Mantenere gli stessi tagli, assicura Al Falih, basterà ad accelerare la riduzione delle scorte petrolifere, riportandole in linea con la media degli ultimi 5 anni forse già entro dicembre. Il comitato di monitoraggio Opec-non Opec è stato rafforzato nei suoi poteri, per segnalare tempestivamente l’eventuale necessità di un intervento più incisivo. Per lo stesso motivo non serve nemmeno un’exit strategy per lo stesso motivo non serve: «Non intendiamo uscire – afferma il saudita – L’Opec è molto agile, può reagire a ogni imprevisto. E non abbandoneremo il mercato». Dunque se serve più petrolio ci sarà e se non serve «non è detto che i tagli non possano continuare oltre marzo».
Fin dalla vigilia del vertice era stato chiaro che bisognava cercare una sintesi tra i diversi Paesi dell’Opec, divisi non sull’opportunità di una proroga dei tagli, ma sulla durata e sull’entità.
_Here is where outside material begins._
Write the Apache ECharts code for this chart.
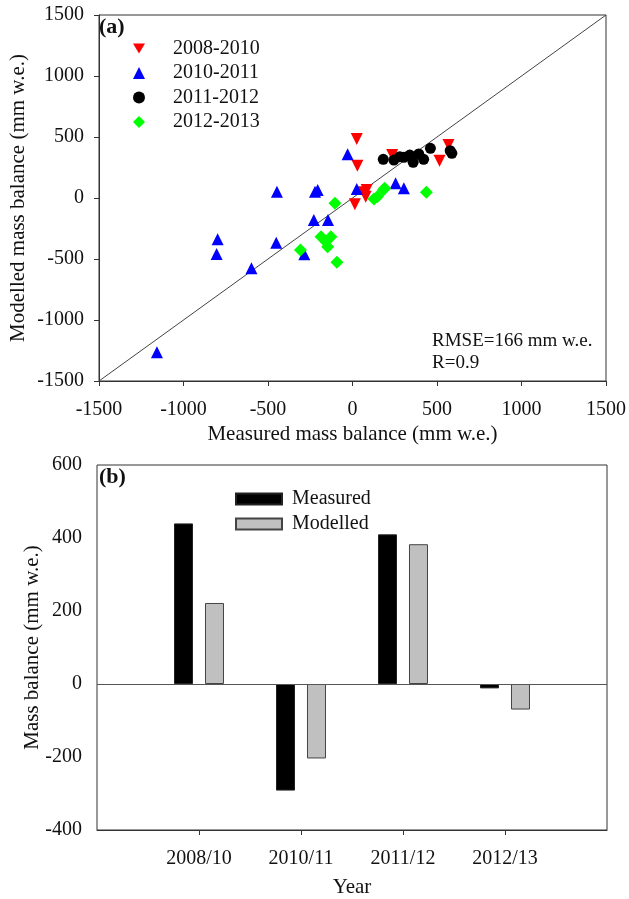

Il malessere più forte trapelava tuttavia tra gli alleati esterni, come nel caso del Kazakhstan, che rifiutava di proseguire con gli stessi limiti all’output. Alla fine Astana è stata convinta, come tutti gli altri, a non spezzare l’unità del gruppo.
Ma nella due giorni di Vienna non sono mancati quelli che gli esperti di comunicazione chiamerebbero segnali soft. Tanto per cominciare, non si è presentato nessun nuovo alleato: persino il Turkmenistan – ormai dato per certo nella coalizione – non ha inviato un rappresentante. E pure l’Egitto, già derubricato a semplice «osservatore», ha dato forfait. Inoltre sono stati accuratamente evitati i contatti tra i ministri dei Paesi non Opec e i media internazionali. Solo il russo Novak rilasciava dichiarazioni e lo faceva solo in conferenza stampa o parlando in russo con giornalisti russi.
Anche ieri c’è stato un improvviso cambio di programma: ai media è stata ritirata la possibilità di accedere alla sala della riunione Opec-non Opec per fare domande ai ministri prima dell’avvio dei lavori. Stesso copione di giovedì, quando era stata cancellata la conferenza stampa del comitato di monitoraggio sui tagli, altro organismo misto Opec-non Opec: nessuna spiegazione, solo l’imbarazzata comunicazione di un funzionario.